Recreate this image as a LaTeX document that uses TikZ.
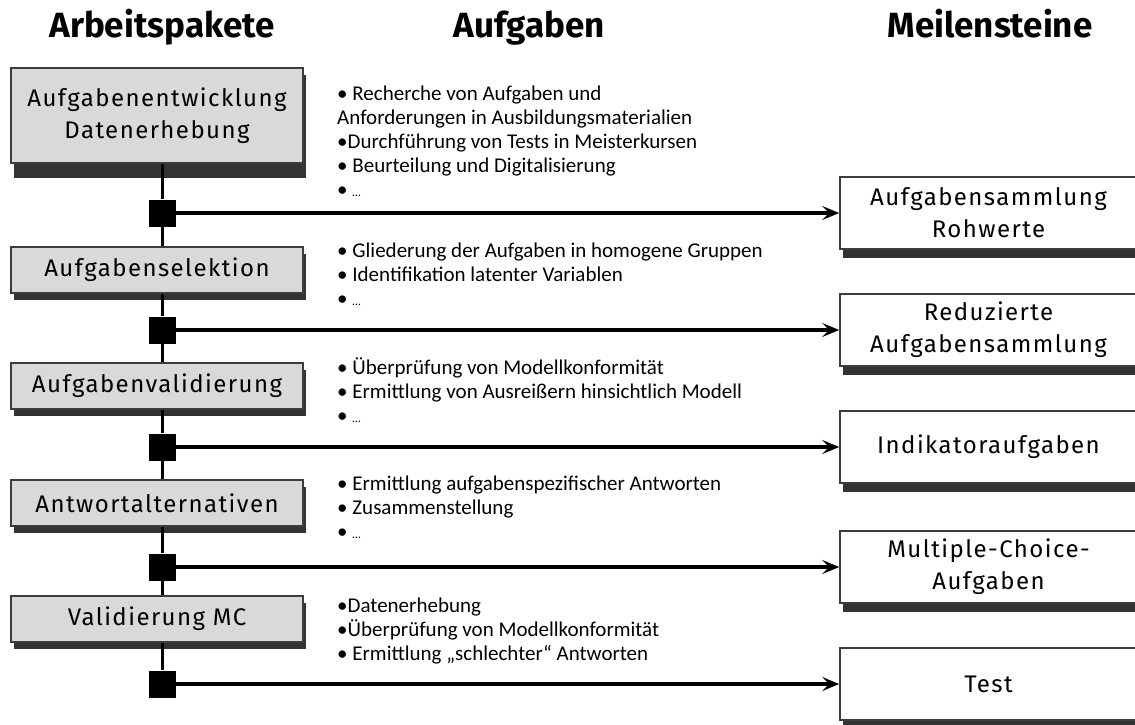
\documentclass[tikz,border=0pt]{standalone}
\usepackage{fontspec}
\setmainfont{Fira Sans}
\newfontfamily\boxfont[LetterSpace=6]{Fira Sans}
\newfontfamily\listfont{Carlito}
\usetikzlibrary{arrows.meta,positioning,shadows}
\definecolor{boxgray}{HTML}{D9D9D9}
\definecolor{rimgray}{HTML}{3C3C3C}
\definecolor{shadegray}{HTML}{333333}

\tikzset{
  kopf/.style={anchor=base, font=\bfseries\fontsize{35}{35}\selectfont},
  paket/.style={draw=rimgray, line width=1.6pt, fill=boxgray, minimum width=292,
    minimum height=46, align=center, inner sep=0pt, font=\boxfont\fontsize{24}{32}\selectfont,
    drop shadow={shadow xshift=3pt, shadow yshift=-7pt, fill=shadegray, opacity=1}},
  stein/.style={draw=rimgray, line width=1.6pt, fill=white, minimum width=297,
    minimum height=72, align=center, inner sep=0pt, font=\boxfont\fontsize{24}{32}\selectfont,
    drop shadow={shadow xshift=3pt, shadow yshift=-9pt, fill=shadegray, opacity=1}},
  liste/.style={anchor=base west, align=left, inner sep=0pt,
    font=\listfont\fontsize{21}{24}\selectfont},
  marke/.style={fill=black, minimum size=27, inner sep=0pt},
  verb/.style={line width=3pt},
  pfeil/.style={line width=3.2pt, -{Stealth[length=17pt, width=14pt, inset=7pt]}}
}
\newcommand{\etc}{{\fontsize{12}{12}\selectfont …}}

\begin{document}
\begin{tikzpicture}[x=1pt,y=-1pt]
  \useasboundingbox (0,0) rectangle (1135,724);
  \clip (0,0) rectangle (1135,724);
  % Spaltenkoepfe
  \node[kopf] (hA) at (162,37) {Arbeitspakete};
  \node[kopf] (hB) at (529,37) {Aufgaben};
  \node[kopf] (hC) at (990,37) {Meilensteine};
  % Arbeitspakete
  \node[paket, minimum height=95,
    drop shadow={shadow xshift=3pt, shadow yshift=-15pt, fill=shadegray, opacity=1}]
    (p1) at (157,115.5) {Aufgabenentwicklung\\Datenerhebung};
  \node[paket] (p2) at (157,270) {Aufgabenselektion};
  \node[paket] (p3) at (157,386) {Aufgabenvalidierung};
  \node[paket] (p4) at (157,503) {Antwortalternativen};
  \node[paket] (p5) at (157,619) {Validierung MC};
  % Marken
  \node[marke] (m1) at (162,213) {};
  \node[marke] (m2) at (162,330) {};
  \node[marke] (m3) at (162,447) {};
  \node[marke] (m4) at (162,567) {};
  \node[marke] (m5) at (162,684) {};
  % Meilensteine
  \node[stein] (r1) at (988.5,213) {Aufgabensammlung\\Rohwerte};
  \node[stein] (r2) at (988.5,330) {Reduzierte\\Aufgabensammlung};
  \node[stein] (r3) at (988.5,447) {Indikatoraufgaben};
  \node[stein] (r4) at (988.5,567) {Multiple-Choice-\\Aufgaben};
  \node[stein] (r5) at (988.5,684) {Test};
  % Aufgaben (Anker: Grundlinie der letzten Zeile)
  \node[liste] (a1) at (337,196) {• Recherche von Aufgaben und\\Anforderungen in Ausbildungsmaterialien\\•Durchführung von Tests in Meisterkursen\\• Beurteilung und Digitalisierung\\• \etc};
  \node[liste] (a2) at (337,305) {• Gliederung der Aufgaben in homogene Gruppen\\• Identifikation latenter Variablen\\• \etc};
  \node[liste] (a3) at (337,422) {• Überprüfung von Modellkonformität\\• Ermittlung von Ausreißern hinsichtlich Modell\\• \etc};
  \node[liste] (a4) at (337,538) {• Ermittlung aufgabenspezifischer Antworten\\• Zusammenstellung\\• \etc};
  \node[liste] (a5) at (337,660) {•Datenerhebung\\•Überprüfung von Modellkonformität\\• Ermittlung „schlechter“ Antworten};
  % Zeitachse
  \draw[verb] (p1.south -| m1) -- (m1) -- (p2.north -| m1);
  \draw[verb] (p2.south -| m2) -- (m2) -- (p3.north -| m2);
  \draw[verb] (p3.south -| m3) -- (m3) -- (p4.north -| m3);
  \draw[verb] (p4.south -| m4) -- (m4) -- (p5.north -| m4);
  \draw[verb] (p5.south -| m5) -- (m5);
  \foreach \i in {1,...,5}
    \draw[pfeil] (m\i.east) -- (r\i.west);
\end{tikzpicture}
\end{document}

^^^^^^^^

## [The task]
Leave out the pictures and transcribe everything else exactly.

## [Solution to the problem]
Recreate this image as a LaTeX document that uses TikZ.
\documentclass[tikz,border=0pt]{standalone}
\usepackage{fontspec}
\setmainfont{Fira Sans}
\newfontfamily\boxfont[LetterSpace=6]{Fira Sans}
\newfontfamily\listfont{Carlito}
\usetikzlibrary{arrows.meta,positioning,shadows}
\definecolor{boxgray}{HTML}{D9D9D9}
\definecolor{rimgray}{HTML}{3C3C3C}
\definecolor{shadegray}{HTML}{333333}

\tikzset{
  kopf/.style={anchor=base, font=\bfseries\fontsize{35}{35}\selectfont},
  paket/.style={draw=rimgray, line width=1.6pt, fill=boxgray, minimum width=292,
    minimum height=46, align=center, inner sep=0pt, font=\boxfont\fontsize{24}{32}\selectfont,
    drop shadow={shadow xshift=3pt, shadow yshift=-7pt, fill=shadegray, opacity=1}},
  stein/.style={draw=rimgray, line width=1.6pt, fill=white, minimum width=297,
    minimum height=72, align=center, inner sep=0pt, font=\boxfont\fontsize{24}{32}\selectfont,
    drop shadow={shadow xshift=3pt, shadow yshift=-9pt, fill=shadegray, opacity=1}},
  liste/.style={anchor=base west, align=left, inner sep=0pt,
    font=\listfont\fontsize{21}{24}\selectfont},
  marke/.style={fill=black, minimum size=27, inner sep=0pt},
  verb/.style={line width=3pt},
  pfeil/.style={line width=3.2pt, -{Stealth[length=17pt, width=14pt, inset=7pt]}}
}
\newcommand{\etc}{{\fontsize{12}{12}\selectfont …}}

\begin{document}
\begin{tikzpicture}[x=1pt,y=-1pt]
  \useasboundingbox (0,0) rectangle (1135,724);
  \clip (0,0) rectangle (1135,724);
  % Spaltenkoepfe
  \node[kopf] (hA) at (162,37) {Arbeitspakete};
  \node[kopf] (hB) at (529,37) {Aufgaben};
  \node[kopf] (hC) at (990,37) {Meilensteine};
  % Arbeitspakete
  \node[paket, minimum height=95,
    drop shadow={shadow xshift=3pt, shadow yshift=-15pt, fill=shadegray, opacity=1}]
    (p1) at (157,115.5) {Aufgabenentwicklung\\Datenerhebung};
  \node[paket] (p2) at (157,270) {Aufgabenselektion};
  \node[paket] (p3) at (157,386) {Aufgabenvalidierung};
  \node[paket] (p4) at (157,503) {Antwortalternativen};
  \node[paket] (p5) at (157,619) {Validierung MC};
  % Marken
  \node[marke] (m1) at (162,213) {};
  \node[marke] (m2) at (162,330) {};
  \node[marke] (m3) at (162,447) {};
  \node[marke] (m4) at (162,567) {};
  \node[marke] (m5) at (162,684) {};
  % Meilensteine
  \node[stein] (r1) at (988.5,213) {Aufgabensammlung\\Rohwerte};
  \node[stein] (r2) at (988.5,330) {Reduzierte\\Aufgabensammlung};
  \node[stein] (r3) at (988.5,447) {Indikatoraufgaben};
  \node[stein] (r4) at (988.5,567) {Multiple-Choice-\\Aufgaben};
  \node[stein] (r5) at (988.5,684) {Test};
  % Aufgaben (Anker: Grundlinie der letzten Zeile)
  \node[liste] (a1) at (337,196) {• Recherche von Aufgaben und\\Anforderungen in Ausbildungsmaterialien\\•Durchführung von Tests in Meisterkursen\\• Beurteilung und Digitalisierung\\• \etc};
  \node[liste] (a2) at (337,305) {• Gliederung der Aufgaben in homogene Gruppen\\• Identifikation latenter Variablen\\• \etc};
  \node[liste] (a3) at (337,422) {• Überprüfung von Modellkonformität\\• Ermittlung von Ausreißern hinsichtlich Modell\\• \etc};
  \node[liste] (a4) at (337,538) {• Ermittlung aufgabenspezifischer Antworten\\• Zusammenstellung\\• \etc};
  \node[liste] (a5) at (337,660) {•Datenerhebung\\•Überprüfung von Modellkonformität\\• Ermittlung „schlechter“ Antworten};
  % Zeitachse
  \draw[verb] (p1.south -| m1) -- (m1) -- (p2.north -| m1);
  \draw[verb] (p2.south -| m2) -- (m2) -- (p3.north -| m2);
  \draw[verb] (p3.south -| m3) -- (m3) -- (p4.north -| m3);
  \draw[verb] (p4.south -| m4) -- (m4) -- (p5.north -| m4);
  \draw[verb] (p5.south -| m5) -- (m5);
  \foreach \i in {1,...,5}
    \draw[pfeil] (m\i.east) -- (r\i.west);
\end{tikzpicture}
\end{document}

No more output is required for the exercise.